<島に溶け込む「迷彩服」>―という見出しの記事(「記者の眼」)が4日付の琉球新報に載りました(以下、抜粋)。
<陸上自衛隊石垣駐屯地が開設して9カ月近く。駐屯地は島の市街地からやや離れた場所にあるとはいえ、しばしば迷彩服姿の隊員を目にする。
11月にあった地域のまつりでは、広報活動の一環で自衛隊が迷彩服姿で目抜き通りを行進した(写真左)。隊員の通勤退勤時にも着用しているのを見る。不安を抱く市民は少なくない。
市民らは通勤時や日常生活では着用を自粛するよう駐屯地に繰り返し求めている。が、こうした要請への対応は、決まって駐屯地の門前だ。誠実さを欠く。(八重山支局・平良孝陽記者)>
自衛隊の「迷彩服」。それは災害時の出動でも常態化しています。それどころか、被災者に「迷彩服」のライフジャケットを着用させたこともあります(2018年7月9日のブログ参照=写真中)。
「迷彩服」は言うまでもなく戦闘服です。ちなみに手元の国語辞典を引いてみると、「迷彩」とは「敵の目をくらますために、建物・軍艦・戦車などにいろいろな色を塗って、まわりと区別がつかないにようにすること。「-服」」とあります。
災害は戦争ではありません。「敵」はいません。「迷彩服」を着る必要性は全くありません。普通の作業着でいいのです。まして被災者にも着用させるなどもってのほかです。

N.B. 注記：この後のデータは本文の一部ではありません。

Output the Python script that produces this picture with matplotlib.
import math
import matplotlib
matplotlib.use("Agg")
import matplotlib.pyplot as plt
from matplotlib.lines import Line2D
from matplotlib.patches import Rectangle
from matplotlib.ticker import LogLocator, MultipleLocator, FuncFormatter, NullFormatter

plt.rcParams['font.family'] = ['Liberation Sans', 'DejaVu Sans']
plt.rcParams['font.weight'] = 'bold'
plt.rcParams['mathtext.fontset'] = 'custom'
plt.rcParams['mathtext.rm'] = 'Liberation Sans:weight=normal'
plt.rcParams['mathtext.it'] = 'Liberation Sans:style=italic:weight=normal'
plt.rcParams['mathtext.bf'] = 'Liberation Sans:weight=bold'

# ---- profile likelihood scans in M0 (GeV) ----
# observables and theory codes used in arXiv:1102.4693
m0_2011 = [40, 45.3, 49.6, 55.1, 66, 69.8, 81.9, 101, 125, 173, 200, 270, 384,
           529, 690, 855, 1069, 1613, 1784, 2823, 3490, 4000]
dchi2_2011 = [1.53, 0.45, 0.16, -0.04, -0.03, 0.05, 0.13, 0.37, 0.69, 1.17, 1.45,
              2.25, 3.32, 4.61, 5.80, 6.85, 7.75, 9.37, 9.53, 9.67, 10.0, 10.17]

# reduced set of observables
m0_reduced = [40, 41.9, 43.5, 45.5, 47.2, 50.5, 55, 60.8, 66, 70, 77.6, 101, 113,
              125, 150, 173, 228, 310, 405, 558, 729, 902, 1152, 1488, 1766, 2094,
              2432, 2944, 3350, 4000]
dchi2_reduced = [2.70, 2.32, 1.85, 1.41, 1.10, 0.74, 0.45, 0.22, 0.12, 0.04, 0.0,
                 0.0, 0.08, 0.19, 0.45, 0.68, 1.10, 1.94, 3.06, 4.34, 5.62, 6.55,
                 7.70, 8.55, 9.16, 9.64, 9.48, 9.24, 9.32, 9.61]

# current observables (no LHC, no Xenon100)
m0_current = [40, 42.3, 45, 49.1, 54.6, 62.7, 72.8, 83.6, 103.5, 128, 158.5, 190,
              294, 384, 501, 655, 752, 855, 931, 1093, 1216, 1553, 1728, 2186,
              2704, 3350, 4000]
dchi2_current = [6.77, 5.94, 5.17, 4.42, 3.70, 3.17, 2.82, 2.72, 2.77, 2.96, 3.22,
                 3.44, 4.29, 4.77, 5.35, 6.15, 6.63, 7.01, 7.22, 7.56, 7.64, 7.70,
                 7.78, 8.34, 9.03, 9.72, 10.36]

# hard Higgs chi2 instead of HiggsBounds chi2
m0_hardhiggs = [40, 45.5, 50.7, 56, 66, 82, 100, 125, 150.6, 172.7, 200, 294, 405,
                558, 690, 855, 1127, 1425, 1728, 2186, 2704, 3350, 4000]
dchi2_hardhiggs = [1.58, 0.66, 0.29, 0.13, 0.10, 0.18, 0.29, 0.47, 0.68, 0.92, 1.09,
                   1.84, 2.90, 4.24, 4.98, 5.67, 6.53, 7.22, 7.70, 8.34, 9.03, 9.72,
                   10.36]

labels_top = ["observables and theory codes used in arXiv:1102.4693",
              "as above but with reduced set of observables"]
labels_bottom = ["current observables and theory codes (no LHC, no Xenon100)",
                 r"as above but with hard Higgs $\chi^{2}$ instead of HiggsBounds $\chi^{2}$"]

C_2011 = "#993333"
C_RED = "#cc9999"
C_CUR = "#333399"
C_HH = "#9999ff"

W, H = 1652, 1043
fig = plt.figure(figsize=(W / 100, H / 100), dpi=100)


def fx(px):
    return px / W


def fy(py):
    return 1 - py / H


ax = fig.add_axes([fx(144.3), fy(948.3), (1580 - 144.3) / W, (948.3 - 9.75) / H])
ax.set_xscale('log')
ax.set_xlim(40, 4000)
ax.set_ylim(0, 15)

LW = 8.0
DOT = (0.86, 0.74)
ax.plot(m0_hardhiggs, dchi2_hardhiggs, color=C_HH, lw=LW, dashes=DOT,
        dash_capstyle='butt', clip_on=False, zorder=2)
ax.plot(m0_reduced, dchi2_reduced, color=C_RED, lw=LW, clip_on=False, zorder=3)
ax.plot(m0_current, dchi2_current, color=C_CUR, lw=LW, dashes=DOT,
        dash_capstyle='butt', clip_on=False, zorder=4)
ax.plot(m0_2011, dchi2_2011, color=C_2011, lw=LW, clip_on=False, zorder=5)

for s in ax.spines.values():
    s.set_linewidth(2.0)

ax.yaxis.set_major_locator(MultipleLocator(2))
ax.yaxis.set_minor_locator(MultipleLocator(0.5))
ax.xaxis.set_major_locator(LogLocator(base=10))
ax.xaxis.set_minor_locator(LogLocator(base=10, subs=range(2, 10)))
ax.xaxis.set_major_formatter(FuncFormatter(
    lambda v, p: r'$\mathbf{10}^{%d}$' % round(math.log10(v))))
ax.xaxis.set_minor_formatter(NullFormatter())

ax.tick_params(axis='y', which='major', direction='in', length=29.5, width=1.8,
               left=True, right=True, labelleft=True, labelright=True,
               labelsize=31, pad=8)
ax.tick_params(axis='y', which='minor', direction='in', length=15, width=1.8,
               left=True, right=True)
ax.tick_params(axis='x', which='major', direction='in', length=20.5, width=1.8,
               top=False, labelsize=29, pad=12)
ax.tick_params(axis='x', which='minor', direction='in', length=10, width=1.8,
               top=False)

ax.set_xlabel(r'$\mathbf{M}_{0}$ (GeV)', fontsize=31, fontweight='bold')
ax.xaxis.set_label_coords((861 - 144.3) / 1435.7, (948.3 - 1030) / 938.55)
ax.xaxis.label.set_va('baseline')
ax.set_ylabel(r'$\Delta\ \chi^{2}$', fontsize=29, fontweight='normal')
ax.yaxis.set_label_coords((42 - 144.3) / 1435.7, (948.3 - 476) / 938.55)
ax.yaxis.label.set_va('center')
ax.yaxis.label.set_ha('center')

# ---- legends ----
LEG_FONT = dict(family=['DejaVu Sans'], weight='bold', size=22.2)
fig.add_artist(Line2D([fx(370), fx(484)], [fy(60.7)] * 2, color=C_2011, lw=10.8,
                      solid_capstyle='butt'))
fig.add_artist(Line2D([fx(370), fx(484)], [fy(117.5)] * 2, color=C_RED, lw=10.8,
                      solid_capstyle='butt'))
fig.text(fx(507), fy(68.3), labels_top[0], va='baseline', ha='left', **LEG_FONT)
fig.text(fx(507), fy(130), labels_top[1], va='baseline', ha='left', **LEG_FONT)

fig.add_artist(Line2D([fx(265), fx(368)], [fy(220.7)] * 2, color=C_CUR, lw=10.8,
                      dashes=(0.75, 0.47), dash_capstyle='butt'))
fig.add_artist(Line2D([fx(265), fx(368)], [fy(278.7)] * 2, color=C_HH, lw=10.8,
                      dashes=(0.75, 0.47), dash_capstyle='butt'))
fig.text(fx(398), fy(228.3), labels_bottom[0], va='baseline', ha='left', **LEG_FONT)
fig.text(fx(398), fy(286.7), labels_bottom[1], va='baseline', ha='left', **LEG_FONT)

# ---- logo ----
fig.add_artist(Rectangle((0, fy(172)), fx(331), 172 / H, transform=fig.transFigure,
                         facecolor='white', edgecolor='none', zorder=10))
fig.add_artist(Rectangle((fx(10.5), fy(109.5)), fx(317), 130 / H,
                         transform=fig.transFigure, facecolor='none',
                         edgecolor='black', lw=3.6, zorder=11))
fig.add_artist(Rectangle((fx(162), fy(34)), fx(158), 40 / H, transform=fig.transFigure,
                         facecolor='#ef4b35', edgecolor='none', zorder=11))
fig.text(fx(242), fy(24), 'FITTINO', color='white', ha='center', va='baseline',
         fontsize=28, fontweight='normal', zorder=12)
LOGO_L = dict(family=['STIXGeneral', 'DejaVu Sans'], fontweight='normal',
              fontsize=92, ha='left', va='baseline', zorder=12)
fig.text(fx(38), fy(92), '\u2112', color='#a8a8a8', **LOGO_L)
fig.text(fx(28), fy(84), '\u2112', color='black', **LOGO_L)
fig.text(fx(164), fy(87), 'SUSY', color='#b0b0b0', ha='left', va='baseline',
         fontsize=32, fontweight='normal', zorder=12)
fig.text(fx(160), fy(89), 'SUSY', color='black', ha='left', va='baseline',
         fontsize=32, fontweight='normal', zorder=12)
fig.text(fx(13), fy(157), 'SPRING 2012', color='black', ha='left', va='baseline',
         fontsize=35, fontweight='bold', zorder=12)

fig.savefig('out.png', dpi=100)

こうした「迷彩服」の着用、汎用化が意識的に行われていることは間違いありません。その狙いは、「記者の眼」が指摘している通り、自衛隊(軍隊)の市民生活への「溶け込み」を図ることです。
7年前に初めて韓国を訪れたとき、仁川空港からソウルへの電車・地下鉄で「迷彩服」の兵士が乗り込んできたのを見て驚いたことがあります。日本では見かけない光景だからです(写真右)。
しかしすぐ合点しました。韓国は朝鮮民主主義人民共和国と軍事的緊張関係にあり、朝鮮戦争はいまだ終結していません。そしてなにより、韓国には徴兵制があるのです。まさに軍隊が市民生活に「溶け込んでいる」のです。
日本の街中を「迷彩服」の自衛隊員がかっ歩している光景は、韓国の後追いをしているように思われます。だとすれば、この先にあるのは、徴兵制の導入であり、戦争当事国になることか―。
それはけっしてありえない話ではありません。そうならないように、自衛隊は憲法違反の軍隊であるという原点に立って批判を強める必要があります。